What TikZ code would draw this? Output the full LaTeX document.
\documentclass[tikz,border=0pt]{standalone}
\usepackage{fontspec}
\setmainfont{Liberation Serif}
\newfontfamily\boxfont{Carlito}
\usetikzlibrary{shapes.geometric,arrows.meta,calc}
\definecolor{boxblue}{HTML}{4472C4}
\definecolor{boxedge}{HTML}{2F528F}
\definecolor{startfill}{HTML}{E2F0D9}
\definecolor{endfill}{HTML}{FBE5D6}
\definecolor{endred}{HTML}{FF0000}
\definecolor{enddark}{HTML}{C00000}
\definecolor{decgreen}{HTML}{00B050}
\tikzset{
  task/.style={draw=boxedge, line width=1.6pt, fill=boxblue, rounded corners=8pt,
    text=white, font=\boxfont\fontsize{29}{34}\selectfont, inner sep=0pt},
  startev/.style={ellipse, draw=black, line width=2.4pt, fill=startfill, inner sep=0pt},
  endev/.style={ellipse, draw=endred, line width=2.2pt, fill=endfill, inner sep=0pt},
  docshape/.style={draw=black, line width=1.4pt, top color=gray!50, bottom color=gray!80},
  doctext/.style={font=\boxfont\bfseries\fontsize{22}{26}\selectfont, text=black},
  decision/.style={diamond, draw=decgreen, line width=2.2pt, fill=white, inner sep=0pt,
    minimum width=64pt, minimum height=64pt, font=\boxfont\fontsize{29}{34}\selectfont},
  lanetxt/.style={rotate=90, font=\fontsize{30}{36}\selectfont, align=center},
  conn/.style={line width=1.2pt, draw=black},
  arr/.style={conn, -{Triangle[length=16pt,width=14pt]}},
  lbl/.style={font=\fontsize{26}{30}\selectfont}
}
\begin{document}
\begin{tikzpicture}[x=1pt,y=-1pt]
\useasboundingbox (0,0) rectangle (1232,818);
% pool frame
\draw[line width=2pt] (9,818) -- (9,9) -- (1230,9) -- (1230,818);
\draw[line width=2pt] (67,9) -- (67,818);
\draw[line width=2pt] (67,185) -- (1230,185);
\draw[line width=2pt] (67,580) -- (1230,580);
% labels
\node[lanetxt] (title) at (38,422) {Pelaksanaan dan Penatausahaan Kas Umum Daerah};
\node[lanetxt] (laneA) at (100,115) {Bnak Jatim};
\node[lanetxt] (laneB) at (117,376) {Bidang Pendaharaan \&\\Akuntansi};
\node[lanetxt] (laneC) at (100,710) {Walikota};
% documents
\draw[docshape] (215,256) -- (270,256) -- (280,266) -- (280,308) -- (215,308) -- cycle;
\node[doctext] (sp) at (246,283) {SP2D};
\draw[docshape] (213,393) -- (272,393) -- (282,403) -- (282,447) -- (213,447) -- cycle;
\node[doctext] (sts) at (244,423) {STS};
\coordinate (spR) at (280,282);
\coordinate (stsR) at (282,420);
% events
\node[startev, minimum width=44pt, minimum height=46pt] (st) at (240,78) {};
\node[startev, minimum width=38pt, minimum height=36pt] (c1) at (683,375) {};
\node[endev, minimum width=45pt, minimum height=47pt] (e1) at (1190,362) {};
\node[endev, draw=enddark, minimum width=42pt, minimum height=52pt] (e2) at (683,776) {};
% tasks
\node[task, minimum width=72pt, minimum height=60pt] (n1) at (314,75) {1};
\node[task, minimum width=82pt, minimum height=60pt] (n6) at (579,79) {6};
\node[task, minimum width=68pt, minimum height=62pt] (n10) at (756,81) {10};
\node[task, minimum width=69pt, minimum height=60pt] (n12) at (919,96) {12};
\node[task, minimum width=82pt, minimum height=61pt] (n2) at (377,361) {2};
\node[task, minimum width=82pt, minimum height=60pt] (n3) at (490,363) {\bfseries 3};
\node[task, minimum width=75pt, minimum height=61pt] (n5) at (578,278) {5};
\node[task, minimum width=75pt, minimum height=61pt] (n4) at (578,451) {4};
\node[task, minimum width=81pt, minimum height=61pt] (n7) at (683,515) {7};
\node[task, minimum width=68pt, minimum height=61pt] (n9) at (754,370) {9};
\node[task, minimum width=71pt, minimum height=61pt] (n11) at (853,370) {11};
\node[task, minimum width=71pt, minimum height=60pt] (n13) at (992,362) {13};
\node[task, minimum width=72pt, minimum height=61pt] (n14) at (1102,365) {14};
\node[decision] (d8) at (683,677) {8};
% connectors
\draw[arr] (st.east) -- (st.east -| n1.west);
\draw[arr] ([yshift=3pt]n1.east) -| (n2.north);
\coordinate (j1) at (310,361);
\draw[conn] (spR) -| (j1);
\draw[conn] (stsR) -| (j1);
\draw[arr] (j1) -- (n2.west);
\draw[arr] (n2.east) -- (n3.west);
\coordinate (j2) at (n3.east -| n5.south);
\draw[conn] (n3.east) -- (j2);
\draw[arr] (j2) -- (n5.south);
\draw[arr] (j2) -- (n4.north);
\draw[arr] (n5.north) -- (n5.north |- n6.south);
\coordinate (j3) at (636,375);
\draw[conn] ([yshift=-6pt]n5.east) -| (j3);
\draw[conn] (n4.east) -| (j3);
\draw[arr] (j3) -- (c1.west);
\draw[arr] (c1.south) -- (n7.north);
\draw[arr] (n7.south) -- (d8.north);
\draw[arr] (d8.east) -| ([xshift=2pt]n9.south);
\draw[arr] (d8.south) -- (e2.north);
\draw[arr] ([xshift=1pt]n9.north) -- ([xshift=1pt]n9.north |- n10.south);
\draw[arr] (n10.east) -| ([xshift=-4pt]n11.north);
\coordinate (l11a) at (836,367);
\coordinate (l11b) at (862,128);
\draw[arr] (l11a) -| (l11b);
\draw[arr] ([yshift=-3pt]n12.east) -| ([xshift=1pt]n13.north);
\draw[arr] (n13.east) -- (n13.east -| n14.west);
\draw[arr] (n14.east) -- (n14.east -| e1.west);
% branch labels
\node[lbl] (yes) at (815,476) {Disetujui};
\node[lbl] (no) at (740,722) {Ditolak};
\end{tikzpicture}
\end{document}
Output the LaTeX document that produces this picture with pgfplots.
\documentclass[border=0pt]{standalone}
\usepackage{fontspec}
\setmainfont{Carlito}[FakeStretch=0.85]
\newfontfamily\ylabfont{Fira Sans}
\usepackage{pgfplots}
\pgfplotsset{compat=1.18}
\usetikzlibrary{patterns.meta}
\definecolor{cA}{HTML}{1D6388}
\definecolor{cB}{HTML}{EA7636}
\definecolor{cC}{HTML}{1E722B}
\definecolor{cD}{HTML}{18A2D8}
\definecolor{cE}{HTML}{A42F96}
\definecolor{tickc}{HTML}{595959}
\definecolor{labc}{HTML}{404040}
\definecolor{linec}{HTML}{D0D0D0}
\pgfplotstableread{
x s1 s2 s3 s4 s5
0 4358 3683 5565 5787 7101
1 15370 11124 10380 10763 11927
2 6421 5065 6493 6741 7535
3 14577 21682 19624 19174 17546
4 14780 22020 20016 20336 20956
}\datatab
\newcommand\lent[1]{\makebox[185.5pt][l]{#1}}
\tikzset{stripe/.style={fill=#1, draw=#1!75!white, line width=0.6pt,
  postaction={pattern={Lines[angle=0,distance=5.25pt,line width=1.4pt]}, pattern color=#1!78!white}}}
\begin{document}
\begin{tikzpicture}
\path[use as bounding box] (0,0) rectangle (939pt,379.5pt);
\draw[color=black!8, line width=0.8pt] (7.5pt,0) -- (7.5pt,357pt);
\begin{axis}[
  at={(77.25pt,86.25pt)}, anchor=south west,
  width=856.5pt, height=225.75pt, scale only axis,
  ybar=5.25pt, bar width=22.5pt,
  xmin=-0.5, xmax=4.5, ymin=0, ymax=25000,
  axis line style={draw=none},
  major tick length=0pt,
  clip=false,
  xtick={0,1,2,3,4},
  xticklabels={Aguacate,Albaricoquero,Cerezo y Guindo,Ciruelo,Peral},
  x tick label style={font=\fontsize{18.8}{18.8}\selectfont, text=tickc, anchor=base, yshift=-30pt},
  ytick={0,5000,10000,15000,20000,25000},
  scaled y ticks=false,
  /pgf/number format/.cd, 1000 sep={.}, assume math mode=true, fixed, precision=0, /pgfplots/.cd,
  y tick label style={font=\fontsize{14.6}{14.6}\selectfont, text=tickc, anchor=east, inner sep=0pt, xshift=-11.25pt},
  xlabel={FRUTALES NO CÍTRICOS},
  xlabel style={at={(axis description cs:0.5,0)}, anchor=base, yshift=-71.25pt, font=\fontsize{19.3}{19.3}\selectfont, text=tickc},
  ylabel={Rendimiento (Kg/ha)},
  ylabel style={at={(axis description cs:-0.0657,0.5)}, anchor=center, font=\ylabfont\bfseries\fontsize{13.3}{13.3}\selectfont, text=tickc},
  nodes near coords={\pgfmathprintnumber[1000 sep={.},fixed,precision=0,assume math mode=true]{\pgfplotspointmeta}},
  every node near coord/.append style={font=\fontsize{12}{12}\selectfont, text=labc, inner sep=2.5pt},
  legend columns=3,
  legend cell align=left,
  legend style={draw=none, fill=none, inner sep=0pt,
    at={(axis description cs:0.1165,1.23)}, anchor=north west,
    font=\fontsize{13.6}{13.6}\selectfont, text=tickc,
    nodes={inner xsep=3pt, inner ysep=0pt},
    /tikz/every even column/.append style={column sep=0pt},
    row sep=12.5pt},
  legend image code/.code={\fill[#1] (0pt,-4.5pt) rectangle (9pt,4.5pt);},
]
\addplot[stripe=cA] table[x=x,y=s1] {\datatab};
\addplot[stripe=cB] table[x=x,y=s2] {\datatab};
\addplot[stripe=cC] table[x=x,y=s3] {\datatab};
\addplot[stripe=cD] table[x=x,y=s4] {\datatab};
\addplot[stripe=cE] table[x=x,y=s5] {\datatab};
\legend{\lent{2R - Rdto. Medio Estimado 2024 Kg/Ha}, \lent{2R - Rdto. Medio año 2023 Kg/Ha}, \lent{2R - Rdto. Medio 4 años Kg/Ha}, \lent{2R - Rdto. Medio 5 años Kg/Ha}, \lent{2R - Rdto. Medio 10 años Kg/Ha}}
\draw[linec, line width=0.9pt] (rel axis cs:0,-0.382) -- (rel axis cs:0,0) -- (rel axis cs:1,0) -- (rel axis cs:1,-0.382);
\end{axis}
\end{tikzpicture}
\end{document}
+-------+
TASK DIRECTIONS |
Above is a listing; report how many of its lines include the word "code", giving the number only.

FINAL RESULT |
2